Why study astrology?

Photo by Min An on Pexels.com

Most of the time, I’m thinking about how teams, groups, and organizations can improve the way they learn and collaborate to be better for their stakeholders, or for the people who make up the organization. I emphasize the value and importance of data because without an external reference point, conversations and critique are easily bulldozed by stirred emotions. I value discourse and dialogue because without it we find permission for nearly anything in the data.

The same goes for astrology, except that here my learning can expand past the individual into understanding of the entire idea of life itself. In studying others’ charts, I am painfully aware that I am also studying myself. Abstracted, philosophical concepts can be played out in studying a chart, and the problem of time evaporates.

While one can say that there is a past and a future in a person’s experience, using a chart as a representative of a modality of life blasts through basic conceptions of time. Questions of universal consciousness quickly become less hypothetical. The practice provides anchors for understanding the smallness of one’s understanding of human experience, while providing some hints as to how vast its range and scope might be.
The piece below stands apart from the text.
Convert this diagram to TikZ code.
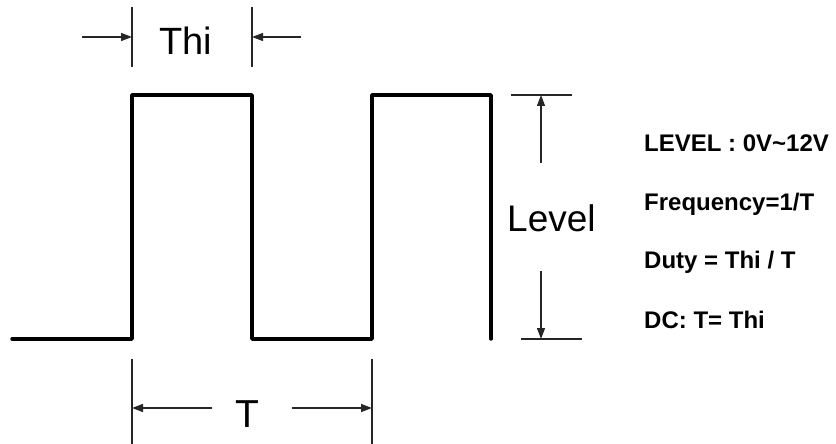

Most importantly, astrology provides a system for understanding where the diverse joy and madness of society might come from – and how you might work with it.

What has surprised me most over the past year of actively studying astrology (reading books, writing essays, practicing with people’s charts and doing readings) is that people are easily intrigued when I start explaining that it’s systematic, and that because it’s systematic I can now more precisely describe some of my own self work to do.

Do I hope for a time when every leader of people will submit themselves to the introspective work of exploring their karma in this lifetime and learning to identify how those might play out for better or worse? Absolutely.